What you should know about Academic Recommendation Letters
The recommendation letter is an important element of the application process, regardless of the country of choice or level of education. Before we get into it, there is one thing to note. Don’t confuse a reference letter with a recommendation letter; they are in fact two different documents. A reference letter doesn’t provide enough information from an admissions point of view.
Specifically, two distinctive categories come to mind — professional and academic recommendation letters. As an applicant for undergraduate and/or graduate studies, the focus should be on drafting an academic letter. This letter allows the admissions officer to match the department’s requirements with the applicant’s skillset.
What is it’s purpose?
The purpose of a Letter of Recommendation is to outline one’s skills and achievements. Further, why the person is a good fit for that particular role, program or school. Excellent grades may not necessarily convince an admission officer the applicant is a good fit. However, a combination of good grades and personality traits may play a big role in landing that acceptance letter!
Commonly asked questions
- What does an Academic Recommendation Letter include?
- How many letters do I need?
- Who is the right person to ask?
- When is the right time to get the letter?
- How much information should I share with my recommenders?

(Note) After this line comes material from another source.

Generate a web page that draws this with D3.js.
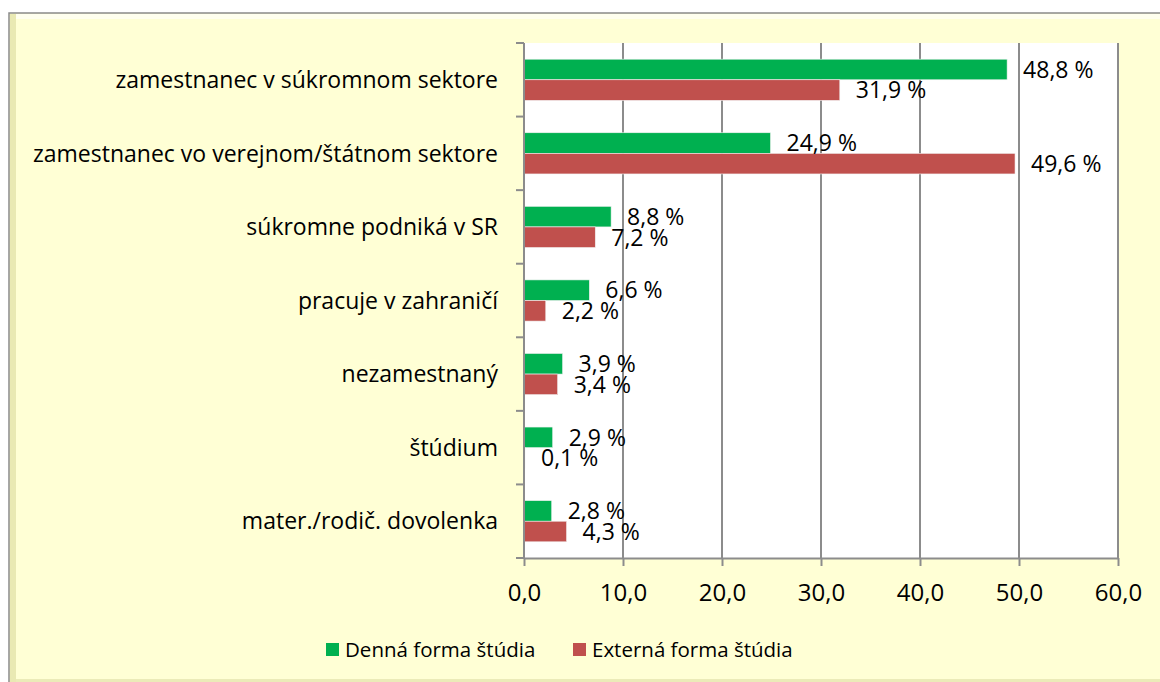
<!DOCTYPE html>
<html>
<head>
    <title>Bar chart</title>
    <script src="https://d3js.org/d3.v7.min.js"></script>
    <style>
        body { margin: 0; background: #fff; }
        text { font-family: "Open Sans", sans-serif; fill: #000; }
        .grid line { stroke: #8c8c8c; stroke-width: 2; }
        .axis path, .axis line { stroke: #8c8c8c; stroke-width: 2; }
    </style>
</head>
<body>
    <svg id="chart" width="1160" height="682"></svg>

    <script>
        // categories and values
        var categories = [
            "zamestnanec v súkromnom sektore",
            "zamestnanec vo verejnom/štátnom sektore",
            "súkromne podniká v SR",
            "pracuje v zahraničí",
            "nezamestnaný",
            "štúdium",
            "mater./rodič. dovolenka"
        ];
        var denna = [48.8, 24.9, 8.8, 6.6, 3.9, 2.9, 2.8];
        var externa = [31.9, 49.6, 7.2, 2.2, 3.4, 0.1, 4.3];
        var seriesNames = ["Denná forma štúdia", "Externá forma štúdia"];
        var seriesColors = ["#00b050", "#c0504d"];
        var xTicks = [0, 10, 20, 30, 40, 50, 60];

        var svg = d3.select("#chart");

        // frame with bevel
        svg.append("rect")
            .attr("x", 9).attr("y", 13).attr("width", 1160).attr("height", 670)
            .attr("fill", "#ffffd5").attr("stroke", "#8a8a8a").attr("stroke-width", 1.5);
        svg.append("rect")
            .attr("x", 10).attr("y", 14).attr("width", 6).attr("height", 668)
            .attr("fill", "#e0e0a4").attr("opacity", 0.7);
        svg.append("rect")
            .attr("x", 16).attr("y", 679).attr("width", 1150).attr("height", 3)
            .attr("fill", "#e6e6b0").attr("opacity", 0.8);
        svg.append("rect")
            .attr("x", 16).attr("y", 14).attr("width", 1150).attr("height", 5)
            .attr("fill", "#ffffff").attr("opacity", 0.6);

        var pLeft = 524, pRight = 1118, pTop = 43, pBottom = 558;

        var x = d3.scaleLinear().domain([0, 60]).range([pLeft, pRight]);
        var y = d3.scaleBand().domain(categories).range([pTop, pBottom]).paddingInner(0.44).paddingOuter(0.22);
        var sub = d3.scaleBand().domain(seriesNames).range([0, y.bandwidth()]);

        // plot area
        svg.append("rect")
            .attr("x", pLeft).attr("y", pTop).attr("width", pRight - pLeft).attr("height", pBottom - pTop)
            .attr("fill", "#fff");

        // gridlines
        svg.append("g").attr("class", "grid")
            .selectAll("line").data(xTicks.slice(1)).join("line")
            .attr("x1", d => x(d)).attr("x2", d => x(d))
            .attr("y1", pTop).attr("y2", pBottom);

        // bars
        var rows = categories.map(function(c, i) {
            return [
                {cat: c, s: seriesNames[0], v: denna[i], color: seriesColors[0]},
                {cat: c, s: seriesNames[1], v: externa[i], color: seriesColors[1]}
            ];
        }).flat();

        svg.append("g").selectAll("rect").data(rows).join("rect")
            .attr("x", x(0))
            .attr("y", d => y(d.cat) + sub(d.s))
            .attr("width", d => x(d.v) - x(0))
            .attr("height", sub.bandwidth())
            .attr("fill", d => d.color)
            .attr("stroke", "#f2f2f2").attr("stroke-width", 0.6);

        svg.append("g").selectAll("text").data(rows).join("text")
            .attr("x", d => x(d.v) + 16)
            .attr("y", d => y(d.cat) + sub(d.s) + sub.bandwidth() / 2)
            .attr("dy", "0.36em")
            .style("font-size", "23px")
            .text(d => d3.format(".1f")(d.v).replace(".", ",") + " %");

        // x axis
        var xAxis = svg.append("g").attr("class", "axis")
            .attr("transform", "translate(0," + pBottom + ")")
            .call(d3.axisBottom(x).tickValues(xTicks).tickSize(8).tickSizeOuter(0)
                .tickFormat(d => d3.format(".1f")(d).replace(".", ",")));
        xAxis.selectAll("text").style("font-size", "24px").attr("y", 43).attr("dy", "0");

        // y axis with ticks between categories
        svg.append("line")
            .attr("x1", pLeft).attr("x2", pLeft).attr("y1", pTop).attr("y2", pBottom)
            .attr("stroke", "#8c8c8c").attr("stroke-width", 2);
        var step = (pBottom - pTop) / categories.length;
        svg.append("g").selectAll("line").data(d3.range(categories.length + 1)).join("line")
            .attr("x1", pLeft - 8).attr("x2", pLeft)
            .attr("y1", d => pTop + d * step).attr("y2", d => pTop + d * step)
            .attr("stroke", "#8c8c8c").attr("stroke-width", 2);

        svg.append("g").selectAll("text").data(categories).join("text")
            .attr("x", 498)
            .attr("y", d => y(d) + y.bandwidth() / 2)
            .attr("dy", "0.36em")
            .attr("text-anchor", "end")
            .style("font-size", "23px")
            .text(d => d);

        // legend
        var legendX = [326, 573];
        var legend = svg.append("g").selectAll("g").data(seriesNames).join("g")
            .attr("transform", (d, i) => "translate(" + legendX[i] + ",650)");
        legend.append("rect")
            .attr("x", 0).attr("y", -7).attr("width", 13).attr("height", 13)
            .attr("fill", (d, i) => seriesColors[i]);
        legend.append("text")
            .attr("x", 19).attr("dy", "0.36em")
            .style("font-size", "20.5px")
            .text(d => d);
    </script>
</body>
</html>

According to USNEWS, a well drafted recommendation letter leads the admissions officers towards performance indicators set outside the classroom setting. When it comes to the number of letters, most schools ask for a minimum of two and a maximum of three. In addition to the school principal, undergraduate applicants will require a letter from their subject teachers. Postgraduate applicants often require three letters from professors, preferably with doctorates in their field of expertise. However, it’s important to note the recommendation process is not complete over one meeting. Keeping this in mind, applicants should approach their recommenders six to eight months before application deadlines. With the right amount of time, recommenders can write a letter that will play a formative role towards completing the application well within the deadline. Recommenders will need information relevant to the applicant’s academic and extra-curricular achievements. While some can relate personality and leadership traits to these achievements, other recommenders may ask several questions to draft their letters.
At times, the process to get the academic recommendation letter may seem difficult. Admissions officers use this document to see beyond academic achievements. It also helps them better understand if you’re a proper fit for the program and school. Just remember, the possibility of receiving the acceptance letter makes it worth the effort!